District Attorney’s column: The Cost of Justice


By District Attorney Marie Broder

As we are one month into the New Year, our office is off to the races with trying cases. I will continue to keep you informed about those as the year goes on. In the meantime, I have had to devote some attention to a less exciting subject for a trial lawyer — budgeting and finance.

There is an ugly truth of the criminal justice system — money. This practical reality deeply affects both sides of the law.

Imagine you are charged with a crime — great or small. What is the first thing you do? Ask two questions: first, do I need a lawyer? And, second, can I afford one? If you ran a stop sign, you may just need to pay the fee and move on. But if you are charged with a crime that runs a real risk of imprisonment, or a crime that might cost you your job, hiring a lawyer might make sense.

When your liberty is at stake, no one bats an eye at the need to hire someone to look out for your interests and try to get your charges reduced or dismissed. For good reasons, this representation does not come cheap because experience, attention to detail, and credibility with judges and prosecutors is hard earned by lawyers who require a fee.

That said, a paid attorney is not an option for most people. The vast majority of our felony cases are defended by public defenders. Our circuit is blessed to have excellent private attorneys and excellent public defenders who fight hard for their clients and bring about much better results than if a person tried to represent themselves. My chief assistant was once a public defender and his understanding of the challenges and pressures of the job are invaluable to our office.

Defending people accused of crimes, whether public or private, costs money. Many of you will be surprised to learn that the Public Defender’s Office receives more State funding than the District Attorney’s Office. I don’t begrudge them for it, but most people don’t know it.

Now, imagine you or a family member is a victim of a crime. What would you pay to have the best of the best prosecute the case and do everything they could to get maximum punishment against the thief, rapist, or murderer? Everything you had?

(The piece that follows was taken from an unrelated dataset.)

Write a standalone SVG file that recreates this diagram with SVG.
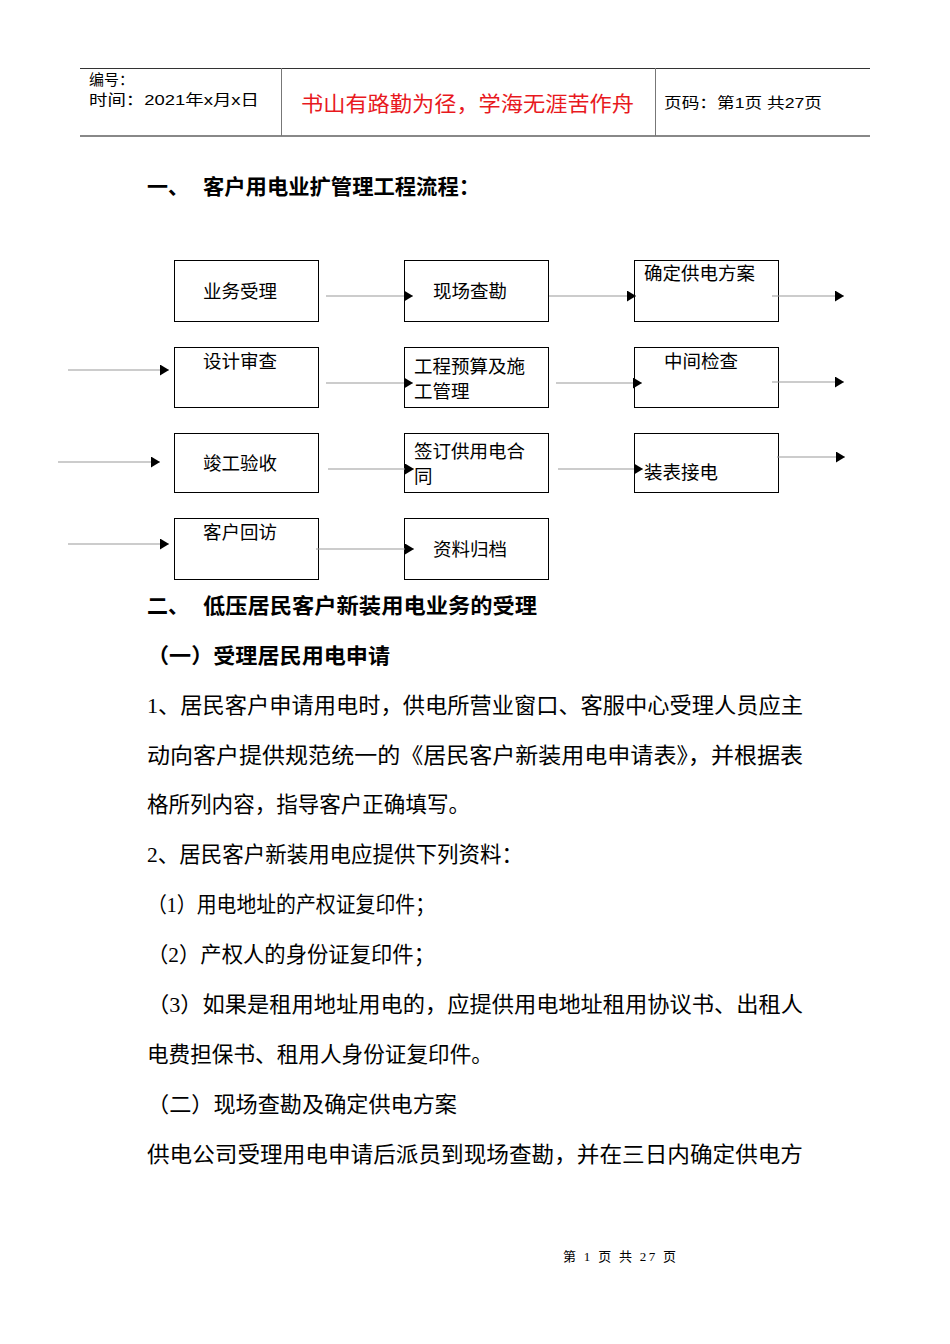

Our system, rightly I believe, doesn’t leave fierce prosecution to those with the most money. Instead, whether you are dirt poor or a millionaire, our office is charged to do what’s right and fight for justice. And we do it everyday. I have fought for victims who are minors, disabled, or who live in million dollar homes. In my offices, Justice does not require a credit check.

But we can’t do it for free. Instead, your tax dollars pay for that time and expertise. Those tax dollars come from the federal, state, and local level. The federal government sometimes provides grants to fund certain positions — i.e., victim advocates, prosecutors who specialize in crimes against women and children.

State Government provides significant funding to each office, particularly to the salaries of some, but not all, assistant district attorneys.

Finally, and perhaps most importantly, the county governments of Fayette, Spalding, Pike, and Upson provide significant support to fully staff our offices to ensure that we can do our work with quality personnel. Without the support of your local government, you would see the results in your community almost instantly.

I always say that people spend more time talking about what happens in Washington, D.C., while the most important decisions that affect your daily life are local. I appreciate the opportunity to work with local government to serve each and every one of you.

[Marie Broder has served as the Griffin Judicial Circuit district attorney since 2020. She prosecutes criminal cases in Fayette, Spalding, Pike and Upson counties and resides in Griffin.]